# Can rats or gerbils catch glandular fever from humans?



## Eriya (May 10, 2012)

I might have glandular fever/mono, so was wondering if any of my pets can catch it from me? I think gerbils can catch a cold, so Im tiny bit worried


----------



## Wobbles (Jun 2, 2011)

I have no idea what glandualar fever is sorry, but if I'm ill with something contaigeous like flu, I take no chances with my small pets. Depending how bad I am, I either do a very quick basic food/water check without touching any animal, or get my brother to do a basic round for me for a couple of days whist staying well away from them. I hope you feel better soon.


----------



## blade100 (Aug 24, 2009)

Not sure on that but the common cold is contagious to hamsters but not rats!


----------



## mices4 (Aug 24, 2012)

I would be very surprised but I think your vet would know, and could answer that question over the phone. 
I don't think GF can be passed even between humans just by touch or breathing so you could well be in the clear. 
Sorry to hear you're not well!  hope you feel better soon!


----------



## elmthesofties (Aug 8, 2011)

I don't really have any words from a medical professional, but I had it a while back and didn't treat my animals any differently.

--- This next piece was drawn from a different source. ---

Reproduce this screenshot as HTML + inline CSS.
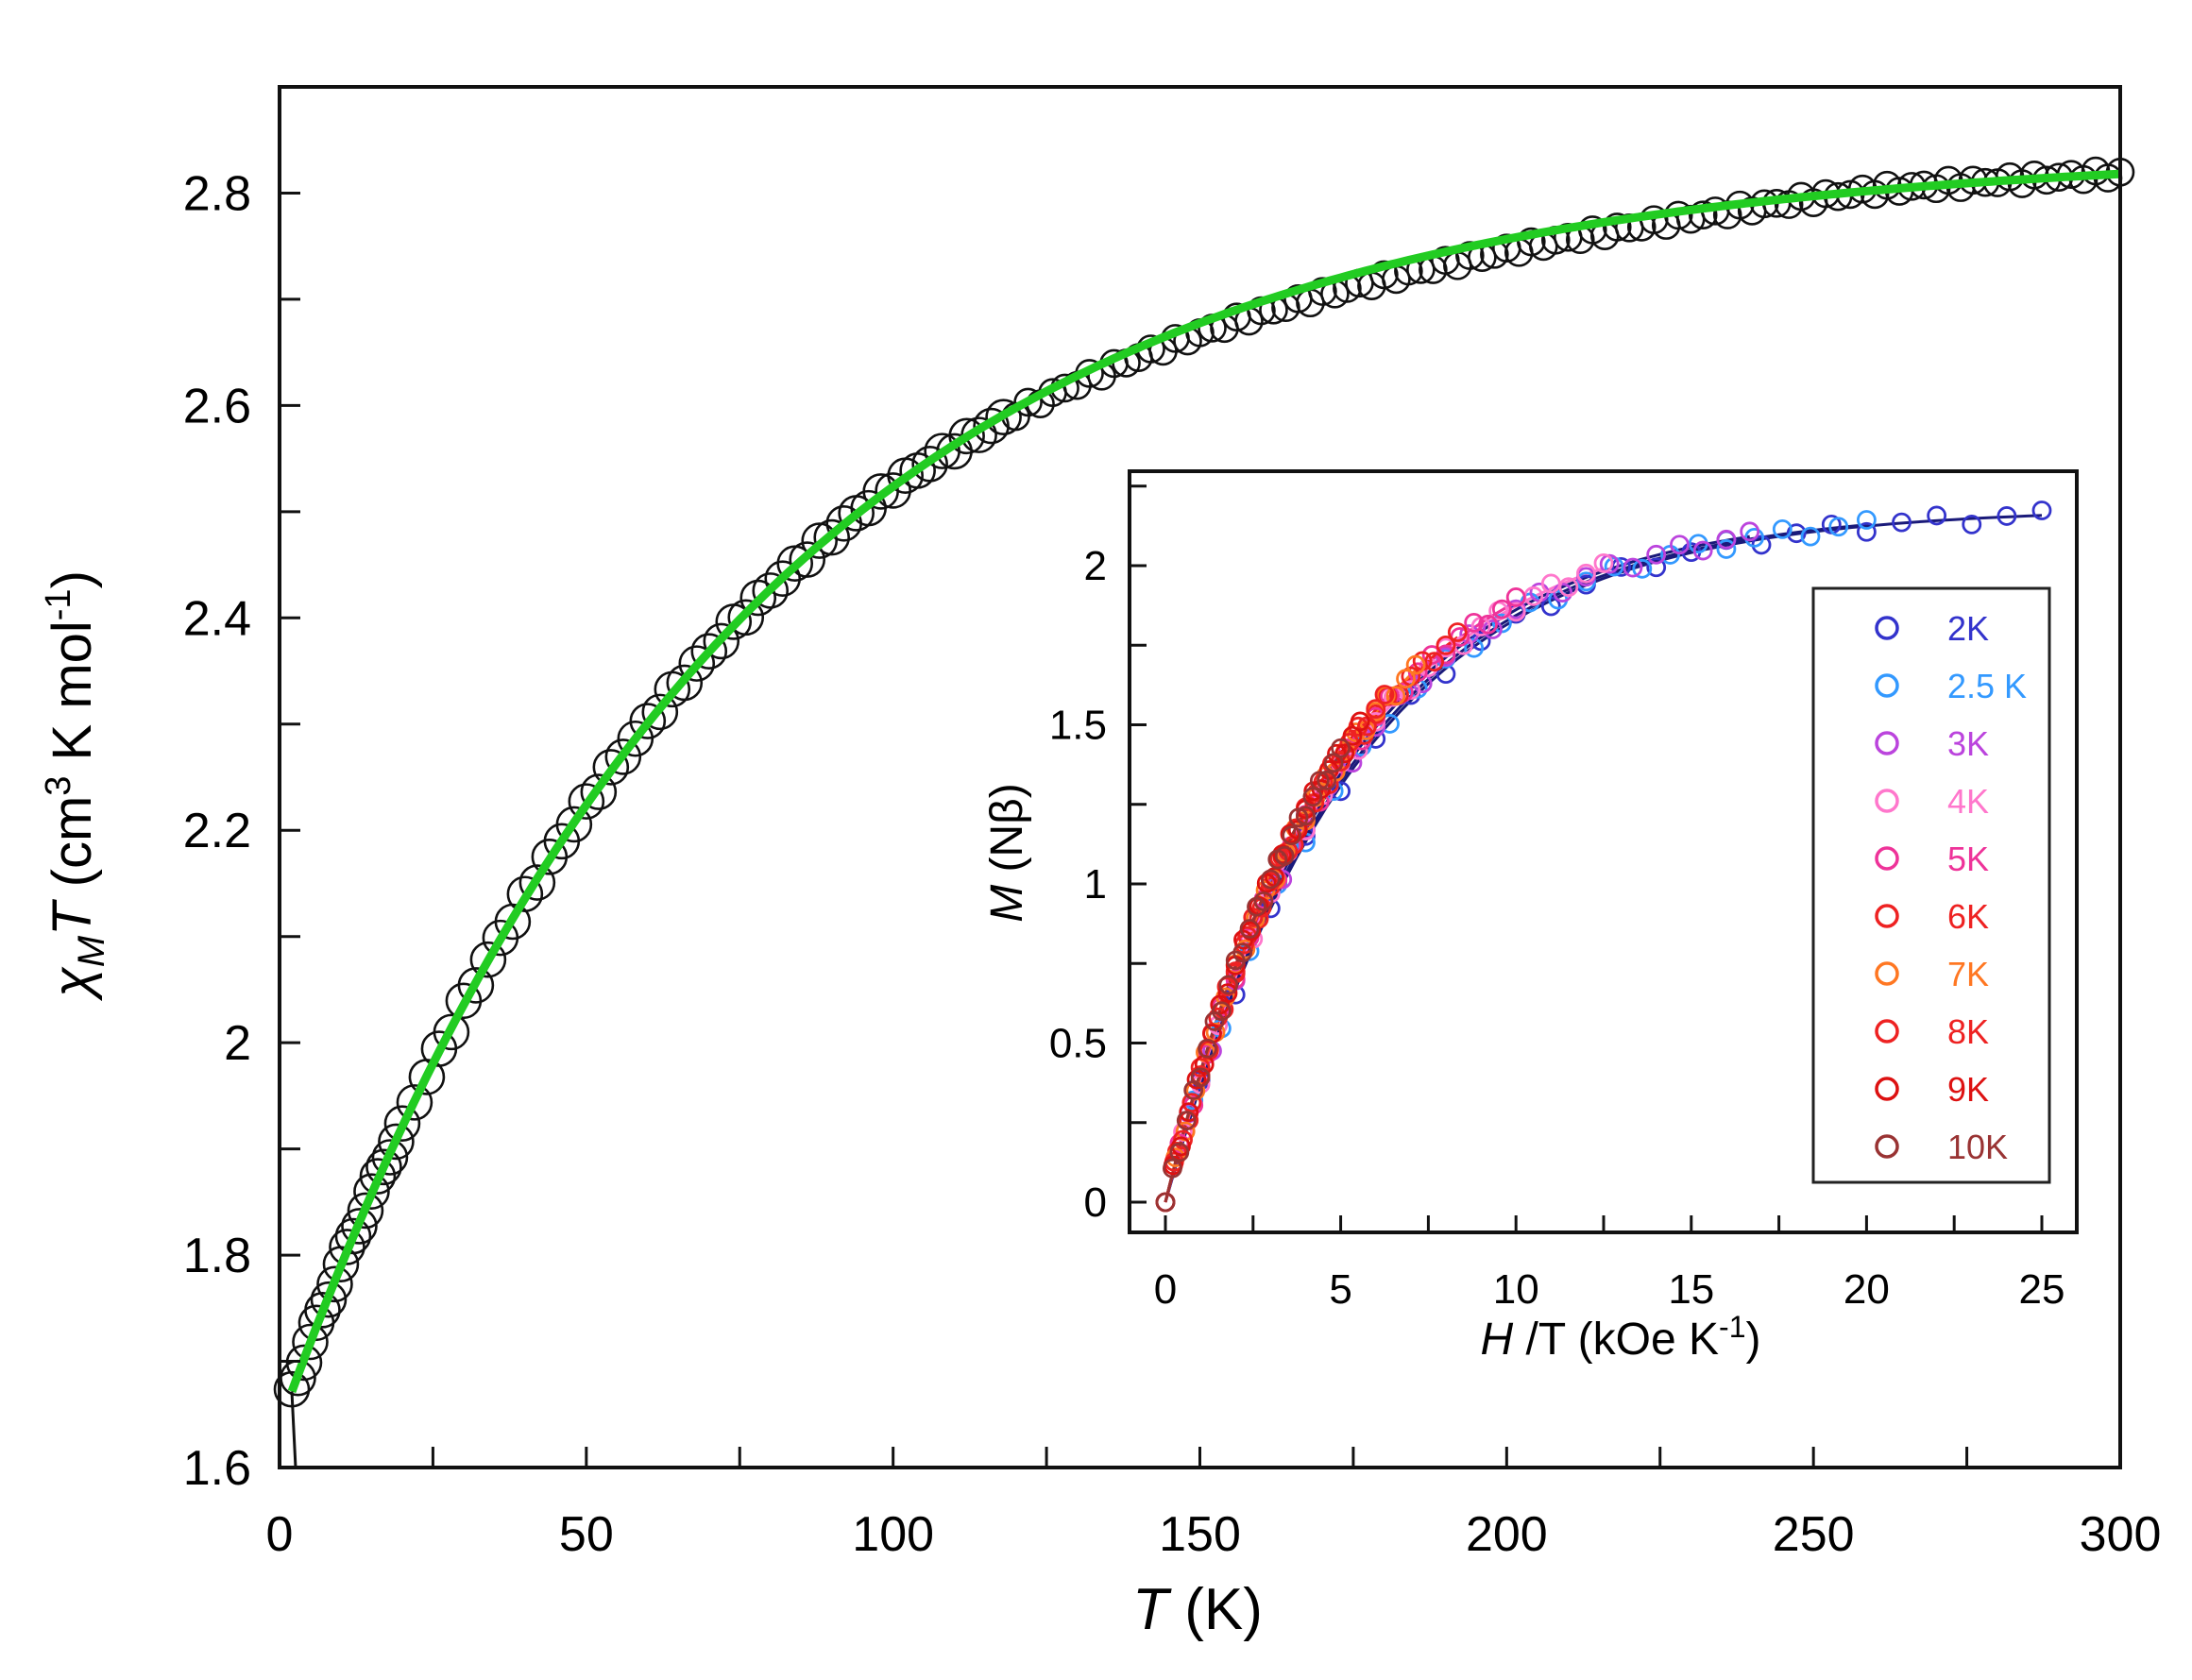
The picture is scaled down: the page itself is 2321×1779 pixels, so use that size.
<!DOCTYPE html>
<html><head><meta charset="utf-8">
<style>
html,body{margin:0;padding:0;background:#fff;}
svg{display:block;font-family:"Liberation Sans","DejaVu Sans",sans-serif;}
</style></head>
<body>
<svg id="s" width="2321" height="1779" viewBox="0 0 2321 1779" xmlns="http://www.w3.org/2000/svg">
<rect width="2321" height="1779" fill="#fff"/>
<g id="main"></g>
<g id="inset"></g>
<text x="1268" y="1725" font-size="62" text-anchor="middle"><tspan font-style="italic">T</tspan>  (K)</text>
<text transform="translate(96,830) rotate(-90)" font-size="58" text-anchor="middle"><tspan font-style="italic">χ</tspan><tspan font-style="italic" font-size="40" dy="14">M</tspan><tspan font-style="italic" dy="-14">T</tspan>  (cm<tspan font-size="38" dy="-22">3</tspan><tspan dy="22"> K mol</tspan><tspan font-size="38" dy="-22">-1</tspan><tspan dy="22">)</tspan></text>
<text x="1716" y="1434" font-size="48" text-anchor="middle"><tspan font-style="italic">H</tspan> /T (kOe K<tspan font-size="32" dy="-18">-1</tspan><tspan dy="18">)</tspan></text>
<text transform="translate(1082,903) rotate(-90)" font-size="48" text-anchor="middle"><tspan font-style="italic">M</tspan>  (Nβ)</text>
</svg>
<script>
const NS="http://www.w3.org/2000/svg";
function el(p,t,a,txt){const e=document.createElementNS(NS,t);for(const k in a)e.setAttribute(k,a[k]);if(txt!==undefined)e.textContent=txt;p.appendChild(e);return e;}
const m=document.getElementById('main');
const L=296,R=2245,T=92,B=1554;
const X=t=>L+(t/300)*(R-L);
const Y=v=>B-(v-1.6)/1.3*(B-T);
const f=t=>2.84-1.2*Math.exp(-t/75);
for(let t=2;t<=300;t+=(t<20?1:2)){
  let off=(t>100&&t<260)?-0.012*Math.sin((t-100)/160*Math.PI):0;
  let v=f(t)+off+0.004*Math.sin(t*1.3);
  let r=t<120?18:14;
  el(m,'circle',{cx:X(t),cy:Y(v),r:r,fill:'none',stroke:'#111','stroke-width':2.6});
}
let d='';for(let t=2;t<=300;t+=1){d+=(t==2?'M':'L')+X(t).toFixed(1)+','+Y(f(t)).toFixed(1);}
el(m,'path',{d:d,fill:'none',stroke:'#22cc22','stroke-width':9});
el(m,'line',{x1:X(2),y1:Y(f(2)),x2:X(2)+4,y2:B,stroke:'#111','stroke-width':3});
el(m,'rect',{x:L,y:T,width:R-L,height:B-T,fill:'none',stroke:'#111','stroke-width':4});
for(let t=0;t<=300;t+=25){const x=X(t);el(m,'line',{x1:x,y1:B,x2:x,y2:B-22,stroke:'#111','stroke-width':3});
 if(t%50==0)el(m,'text',{x:x,y:1642,'font-size':52,'text-anchor':'middle'},String(t));}
for(let i=0;i<=13;i++){const v=1.6+i*0.1;const y=Y(v);el(m,'line',{x1:L,y1:y,x2:L+22,y2:y,stroke:'#111','stroke-width':3});
 if(i%2==0&&v<2.85){let s=(Math.round(v*10)/10).toString();el(m,'text',{x:266,y:y+18,'font-size':52,'text-anchor':'end'},s);}}
const g=document.getElementById('inset');
const iL=1196,iR=2199,iT=499,iB=1305;
el(g,'rect',{x:iL,y:iT,width:iR-iL,height:iB-iT,fill:'#fff',stroke:'#111','stroke-width':4});
const IX=x=>1234+x/5*185.6, IY=v=>1273-v/0.5*168.5;
const ser=[[2,'#3333cc',5.45],[2.5,'#3399ff',5.35],[3,'#bb44dd',5.2],[4,'#ff77cc',5.1],[5,'#ee3399',5.0],[6,'#ee2222',4.95],[7,'#ff7722',4.9],[8,'#ee2222',4.85],[9,'#dd1111',4.8],[10,'#993333',4.8]];
const M=(x,k)=>2.18*(1-Math.exp(-x/k));
for(const [Tk,c,k] of ser){let xm=50/Tk;let p='';for(let i=0;i<=60;i++){const x=xm*i/60;p+=(i?'L':'M')+IX(x).toFixed(1)+','+IY(M(x,k)).toFixed(1);}
 el(g,'path',{d:p,fill:'none',stroke:Tk<=3?'#1a1a7a':c,'stroke-width':3});}
for(const [Tk,c,k] of ser){let xm=50/Tk;const n=25;for(let i=0;i<=n;i++){const x=xm*i/n;const v=M(x,k)+0.02*Math.sin(i*2.1);
 el(g,'circle',{cx:IX(x),cy:IY(v),r:9,fill:'none',stroke:c,'stroke-width':2.8});}}
for(let i=0;i<=10;i++){const x=IX(i*2.5);el(g,'line',{x1:x,y1:iB,x2:x,y2:iB-18,stroke:'#111','stroke-width':3});
 if(i%2==0)el(g,'text',{x:x,y:1380,'font-size':44,'text-anchor':'middle'},String(i*2.5));}
for(let i=0;i<=9;i++){const y=IY(i*0.25);el(g,'line',{x1:iL,y1:y,x2:iL+18,y2:y,stroke:'#111','stroke-width':3});
 if(i%2==0)el(g,'text',{x:1172,y:y+15,'font-size':44,'text-anchor':'end'},String(i*0.25));}
el(g,'rect',{x:1920,y:623,width:250,height:629,fill:'#fff',stroke:'#222','stroke-width':3});
const labs=['2K','2.5 K','3K','4K','5K','6K','7K','8K','9K','10K'];
ser.forEach((s,i)=>{const y=665+i*61;el(g,'circle',{cx:1998,cy:y,r:11,fill:'none',stroke:s[1],'stroke-width':3.5});
 el(g,'text',{x:2062,y:y+13,'font-size':36,fill:s[1]},labs[i]);});
</script>
</body></html>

None of them came down with any illnesses and there weren't many deaths in the household. (a very elderly hamster did die, but it's not really a surprise... he was about 3 years old!)
That's been my experience, anyway. Maybe I was just lucky, though.


----------



## Eriya (May 10, 2012)

Thanks for your replies everyone! I've been told glandular fever is carried by droplets (e.g. sneezing) and saliva in general (e.g. kissing), so hopefully the pets should be ok (especially if I wash my hands before handling them, etc.). Also good to know rats can't catch the common cold. Gerbils can though, can't they?


----------